Carla Marshall has 10+ years of experience in video marketing, social media management, content marketing, DRM, and SEO. She was previously Editor in Chief at ReelSEO.com, and as a journalist and video marketer, she's covered news stories, creator journeys, and digital-first publishing initiatives across all the major online video platforms. She is YouTube Certified and a judge for the Shorty Awards, as well as the UK, US, Canadian, Global, and EU Search Awards.
YouTube to Limit Access to Full Subscriber Counts
For many users of YouTube - both viewers and creators - the subscriber count for a channel has been a hugely valuable resource for a number of reasons. It's a badge of honor for creators who have spent time and resources into building up their audience, and it's also a clear benchmark for viewers of the perceived popularity of a creator.
YouTube has always been transparent regarding subscriber counts, and while individual channels have the option to make sub counts private, those who choose to keep them public will find that data is also accessible via third-party sites like Social Blade.
However, today YouTube announced that from August 2019, it will no longer display the exact number of subscribers a channel has. In a blog post, the platform confirmed that it will only show abbreviated subscriber numbers publicly across "all public YouTube surfaces" - a decision that will also directly affect third party sites that pull subscriber numbers from the YouTube API. Individual channels will still have full access to their own sub counts via YouTube Studio.
Abbreviated YouTube Subscriber Counts: What Does This Mean?
Followers of vidIQ will know that we've followed the PewDiePie vs T Series race to the top of YouTube very closely. It's been an entertaining journey based entirely on which channel has the most subscribers on YouTube, and we've been able to bring you the news based on exact sub counts. Going forward, we'll know when either channel hits a new milestone (say 100M subscribers) but unless the two channels have vastly differing subscriber counts going forward, we won't know which one is exactly in the lead.

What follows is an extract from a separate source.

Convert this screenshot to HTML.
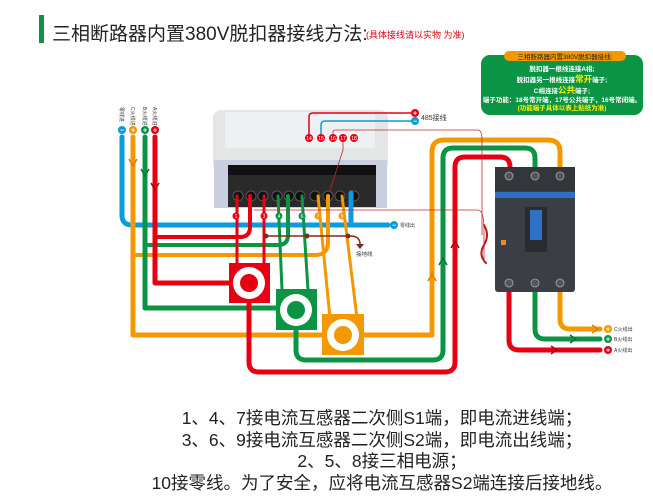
<!DOCTYPE html>
<html><head><meta charset="utf-8"><style>
html,body{margin:0;padding:0;background:#fff;width:653px;height:500px;overflow:hidden}
svg{display:block}
text{font-family:"Liberation Sans","Noto Sans CJK SC",sans-serif}
</style></head><body>
<svg width="653" height="500" viewBox="0 0 653 500" xmlns="http://www.w3.org/2000/svg">
<rect x="39" y="15" width="5" height="28" fill="#0b9444"/>
<text x="52" y="40" font-size="19" fill="#222">三相断路器内置380V脱扣器接线方法:</text>
<text x="366" y="38" font-size="9" fill="#e60012" font-family="Noto Serif CJK SC,serif">(具体接线请以实物 为准)</text>

<rect x="481" y="55" width="162" height="60" rx="9" fill="#0b9444"/>
<rect x="504" y="51" width="122" height="10" rx="5" fill="#f39800"/>
<text x="565" y="59" font-size="6.5" fill="#222" text-anchor="middle">三相断路器内置380V脱扣器接线:</text>
<g font-size="6.5" fill="#fff" text-anchor="middle" font-weight="bold">
<text x="562" y="71">脱扣器一根线连接A相;</text>
<text x="562" y="82">脱扣器另一根线连接<tspan fill="#fff100" font-size="8.5">常开</tspan>端子;</text>
<text x="562" y="93">C相连接<tspan fill="#fff100" font-size="8.5">公共</tspan>端子;</text>
<text x="562" y="102">端子功能：18号常开端，17号公共端子，16号常闭端。</text>
<text x="562" y="110" fill="#fff100">(功能端子具体以表上贴纸为准)</text>
</g>

<rect x="213" y="110" width="175" height="62" rx="8" fill="#e4e6e6"/>
<rect x="225" y="112" width="150" height="36" fill="#eef1f4"/>
<rect x="214" y="160" width="173" height="48" fill="#c9cfde"/>
<rect x="228" y="165" width="148" height="42" fill="#2a2a2a"/>
<rect x="228" y="165" width="148" height="10" fill="#111"/>
<g fill="#111" stroke="#555" stroke-width="1">
<circle cx="238" cy="196" r="5"/><circle cx="251" cy="196" r="5"/><circle cx="263" cy="196" r="5"/><circle cx="277" cy="196" r="5"/><circle cx="289" cy="196" r="5"/><circle cx="300" cy="196" r="5"/><circle cx="315" cy="196" r="5"/><circle cx="328" cy="196" r="5"/><circle cx="340" cy="196" r="5"/><circle cx="354" cy="196" r="5"/>
</g>

<g fill="none" stroke-linecap="round" stroke-linejoin="round">
<path d="M122 137 V215 Q122 225 132 225 H388" stroke="#0a9be0" stroke-width="5"/>
<path d="M351 193 V225" stroke="#0a9be0" stroke-width="5"/>
<path d="M133 137 V335 H432 Q432 335 432 325" stroke="#f39800" stroke-width="5"/>
<path d="M133 255 H315 Q328 255 328 242 V196" stroke="#f39800" stroke-width="4"/>
<path d="M432 335 V152 Q432 140 444 140 H548 Q560 140 560 152 V168" stroke="#f39800" stroke-width="5"/>
<path d="M318 196 L330 318 M342 196 L357 318" stroke="#f39800" stroke-width="3"/>
<path d="M145 137 V308 H296" stroke="#0b9444" stroke-width="5"/>
<path d="M145 245 H278 Q288 245 288 235 V196" stroke="#0b9444" stroke-width="4"/>
<path d="M296 310 V350 Q296 360 306 360 H433 Q443 360 443 350 V158 Q443 148 453 148 H525 Q535 148 535 158 V168" stroke="#0b9444" stroke-width="5"/>
<path d="M278 196 L282 290 M302 196 L308 290" stroke="#0b9444" stroke-width="3"/>
<path d="M155 137 V283 H249" stroke="#e60012" stroke-width="5"/>
<path d="M155 237 H240 Q250 237 250 227 V196" stroke="#e60012" stroke-width="4"/>
<path d="M249 283 V362 Q249 372 259 372 H445 Q455 372 455 362 V167 Q455 157 465 157 H500 Q510 157 510 167 V168" stroke="#e60012" stroke-width="5"/>
<path d="M237 196 V265 M264 196 V265" stroke="#e60012" stroke-width="3"/>
<path d="M509 290 V340 Q509 350 519 350 H600" stroke="#e60012" stroke-width="5"/>
<path d="M535 290 V329 Q535 339 545 339 H600" stroke="#0b9444" stroke-width="5"/>
<path d="M560 290 V319 Q560 329 570 329 H600" stroke="#f39800" stroke-width="5"/>
<path d="M266 236 H350 Q360 236 360 244" stroke="#7a2e1a" stroke-width="1.5"/>
<path d="M309 138 V117 Q309 113 313 113 H413" stroke="#e60012" stroke-width="1.5"/>
<path d="M321 138 V125 Q321 121 325 121 H413" stroke="#0a9be0" stroke-width="1.5"/>
<path d="M333 138 V132 Q333 130 336 130 H478 Q482 130 482 140 V235" stroke="#c1272d" stroke-width="0.8"/>
<path d="M343 138 V150 L330 190" stroke="#c1272d" stroke-width="0.8"/>
<path d="M254 210 H478 Q484 210 484 230 V262" stroke="#c1272d" stroke-width="0.8"/>
<path d="M484 225 q6 10 0 20 q-6 10 2 18" stroke="#b71c1c" stroke-width="2"/>
</g>
<g fill="#7a2e1a"><circle cx="266" cy="236" r="2.5"/><circle cx="307" cy="236" r="2.5"/><circle cx="348" cy="236" r="2.5"/></g>
<path d="M356 244 L364 244 L360 249 Z" fill="#7a2e1a"/>
<text x="356" y="256" font-size="5.5" fill="#333">接地线</text>

<g fill="none" stroke-width="1.5">
<path d="M129 159 L133 166 L137 159" stroke="#e07b00"/>
<path d="M141 169 L145 176 L149 169" stroke="#07742f"/>
<path d="M151 183 L155 190 L159 183" stroke="#b0000e"/>
<path d="M428 281 L432 274 L436 281" stroke="#e07b00"/>
<path d="M439 265 L443 258 L447 265" stroke="#07742f"/>
<path d="M451 248 L455 241 L459 248" stroke="#b0000e"/>
<path d="M592 325 L598 329 L592 333" stroke="#e07b00"/>
<path d="M570 335 L576 339 L570 343" stroke="#07742f"/>
<path d="M551 346 L557 350 L551 354" stroke="#b0000e"/>
</g>

<rect x="229" y="263" width="41" height="40" fill="#e60012"/>
<circle cx="249" cy="283" r="16" fill="#fff"/><circle cx="249" cy="283" r="9" fill="#e60012"/>
<rect x="276" y="289" width="41" height="41" fill="#0b9444"/>
<circle cx="296" cy="310" r="16" fill="#fff"/><circle cx="296" cy="310" r="9" fill="#0b9444"/>
<rect x="322" y="314" width="42" height="41" fill="#f39800"/>
<circle cx="343" cy="335" r="16" fill="#fff"/><circle cx="343" cy="335" r="9" fill="#f39800"/>

<rect x="495" y="167" width="80" height="125" rx="3" fill="#3b3e44"/>
<rect x="495" y="167" width="80" height="24" fill="#33363b"/>
<rect x="495" y="192" width="80" height="6" fill="#2f6fc6"/>
<rect x="525" y="207" width="22" height="45" fill="#2a2c30"/>
<rect x="530" y="210" width="12" height="30" fill="#2f6fc6"/>
<rect x="501" y="240" width="5" height="5" fill="#e98a2a"/>
<g fill="#555" stroke="#aaa" stroke-width="0.8">
<circle cx="509" cy="176" r="4"/><circle cx="535" cy="176" r="4"/><circle cx="560" cy="176" r="4"/>
<circle cx="509" cy="283" r="4"/><circle cx="535" cy="283" r="4"/><circle cx="560" cy="283" r="4"/>
</g>

<g font-size="7" font-weight="bold" text-anchor="middle" fill="#fff">
<circle cx="122" cy="130" r="4" fill="#0a9be0"/><text x="122" y="132.5">−</text>
<circle cx="133" cy="130" r="4" fill="#f39800"/><text x="133" y="132.5">+</text>
<circle cx="145" cy="130" r="4" fill="#0b9444"/><text x="145" y="132.5">+</text>
<circle cx="155" cy="130" r="4" fill="#e60012"/><text x="155" y="132.5">+</text>
<circle cx="415" cy="113" r="4" fill="#e60012"/><text x="415" y="115.5">+</text>
<circle cx="415" cy="121" r="4" fill="#0a9be0"/><text x="415" y="123.5">−</text>
<circle cx="394" cy="225" r="4" fill="#0a9be0"/><text x="394" y="227.5">−</text>
<circle cx="608" cy="329" r="4" fill="#f39800"/><text x="608" y="331.5">+</text>
<circle cx="608" cy="339" r="4" fill="#0b9444"/><text x="608" y="341.5">+</text>
<circle cx="608" cy="350" r="4" fill="#e60012"/><text x="608" y="352.5">+</text>
</g>
<g font-size="5" fill="#fff" text-anchor="middle">
<circle cx="309" cy="138" r="4" fill="#e60012"/><text x="309" y="140">14</text>
<circle cx="321" cy="138" r="4" fill="#e60012"/><text x="321" y="140">15</text>
<circle cx="333" cy="138" r="4" fill="#e60012"/><text x="333" y="140">16</text>
<circle cx="343" cy="138" r="4" fill="#e60012"/><text x="343" y="140">17</text>
<circle cx="354" cy="138" r="4" fill="#e60012"/><text x="354" y="140">18</text>
<circle cx="236" cy="216" r="3.5" fill="#e60012"/><text x="236" y="218">1</text>
<circle cx="264" cy="216" r="3.5" fill="#e60012"/><text x="264" y="218">3</text>
<circle cx="279" cy="216" r="3.5" fill="#0b9444"/><text x="279" y="218">4</text>
<circle cx="302" cy="216" r="3.5" fill="#0b9444"/><text x="302" y="218">6</text>
<circle cx="318" cy="216" r="3.5" fill="#f39800"/><text x="318" y="218">7</text>
<circle cx="342" cy="216" r="3.5" fill="#f39800"/><text x="342" y="218">9</text>
</g>
<g font-size="5" fill="#333">
<text x="120" y="107" transform="rotate(90 120 107)">零线进</text>
<text x="131" y="107" transform="rotate(90 131 107)">C火线进</text>
<text x="143" y="107" transform="rotate(90 143 107)">B火线进</text>
<text x="153" y="107" transform="rotate(90 153 107)">A火线进</text>
<text x="400" y="227">零线出</text>
<text x="614" y="331">C火线出</text>
<text x="614" y="341">B火线出</text>
<text x="614" y="352">A火线出</text>
</g>
<text x="421" y="120" font-size="7" fill="#333">485接线</text>

<g font-size="17.5" fill="#222" text-anchor="middle">
<text x="382" y="424">1、4、7接电流互感器二次侧S1端，即电流进线端；</text>
<text x="382" y="446">3、6、9接电流互感器二次侧S2端，即电流出线端；</text>
<text x="382" y="467">2、5、8接三相电源；</text>
<text x="382" y="489">10接零线。为了安全，应将电流互感器S2端连接后接地线。</text>
</g>
</svg>
</body></html>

While exact subscriber numbers fuelled the PewDiePie vs T Series game across the world, monitoring the numbers can also have a detrimental effect on creators caught up in off-platform drama (i.e. James Charles vs Tati Westbrook). While social media can be a difficult space to navigate, the so-called 'Cancel Culture' that affected Charles and Westbrook has been particularly brutal, and the abbreviation of exact subscriber numbers may help curb this particular trend.
How This Will Affect YouTube Creators?
YouTube have confirmed that for channels with less than 1,000 subscribers, the exact subscriber count will still be shown. However, once a YouTube channel exceeds 1000 subscribers, it will start to abbreviate those numbers "on a sliding scale."
In other words, if a YouTube channel has 133,017 subscribers, the public subscriber count will read “133K” until the channel reaches 134,000.